The Ainu group eventually arrived to St. Louis and was brought to St. Louis Worlds Fair grounds. Materials for the construction of the Ainu house were brought on May 11, and the Ainu were "astonishingly prompt"[14] in erecting their house (Fig1). The Ainu worked on their house in the present of a group of invited guests, which included W. J. McGee and George A. Dorsey, curator of anthropology at the Field Columbian Museum in Chicago. According to Vanstone Prof. Frederick Starr was teaching his class in Chicago and couldn't come to the meeting.

Prof. McGee provided the necessary building materials for the Ainu, and they according Vanstone were a prompt in using the materials to build their house for the six-month period of the Fair. Surprisingly Ainu were familiar with building material, because in one picture from the Fair, the Ainu appeared as if they were in an actual village-house that Starr had found them in.
An interpreter provided by the Japanese Commission to Fair, Mr. Inagaki, presided over traditional ceremonies with a Christian dedication scheduled for the following Sunday [15]. During their stay at the Exposition the Ainu surprised the visitors by holding Christian religious services and, on several occasions, attending services at a nearby Episcopal church.

All the living groups at the Exposition a subject matter of lectures by students and scientists. The Ainu were measured, questioned, and they faced ethnology classes while professors lectured on their customs, religion, and ceremonies. According to J. Stone "Frederick Starr taught a three-week course, beginning on September 1, entitled 'The Louisiana Purchase Exposition Class in Ethnology,' for which students Could receive credits in their major subjects. It attracted about 30 students from the University of Chicago and some St. Louis schoolteachers."

Starr's lectured on the Ainu was between 9 to 10:00 am, titled the physical characteristics of race. The Ainu, like the other living groups, were tolerant of questions asked to them sometimes through the interpreter. Hanson for his Official History of the World's Fair wrote about this "Pertinent and impertinent, about themselves without asking return information respecting the white people who were studying them". One enthusiastic writer referred to the Ainu as "mysterious little Japanese primitives" and noted that visitors were impressed by their cleanliness and polite manners, but somewhat disappointed that they were not "man-eaters, dog eaters or wild men"[16]
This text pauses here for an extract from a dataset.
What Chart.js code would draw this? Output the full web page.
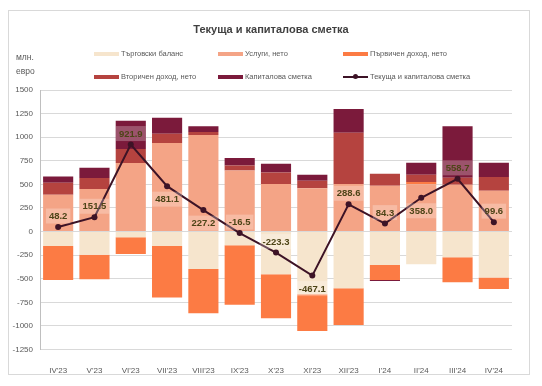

August marked "Anthropology Days", which were Olympic type contests and activities in the Exposition. The contests involved the members of the living groups in sport competitions. The sports ranged from running, high jumping, archery and, spear throwing. The Ainu, Patagonians, Eskimos, Native Americans, Philippine and African groups were all competing. For example the Ainu and Patagonians tribe from Argentina competed in archery contests. The winners were given American flags instead of gold medals.

The Ainu group elicited particular interest because they were the first of their people to come to the United States; they were not well known even in their own country. It is noteworthy that of the more than 600 persons in the Japanese entourage at the Exposition, only one person had previously seen an Ainu[17].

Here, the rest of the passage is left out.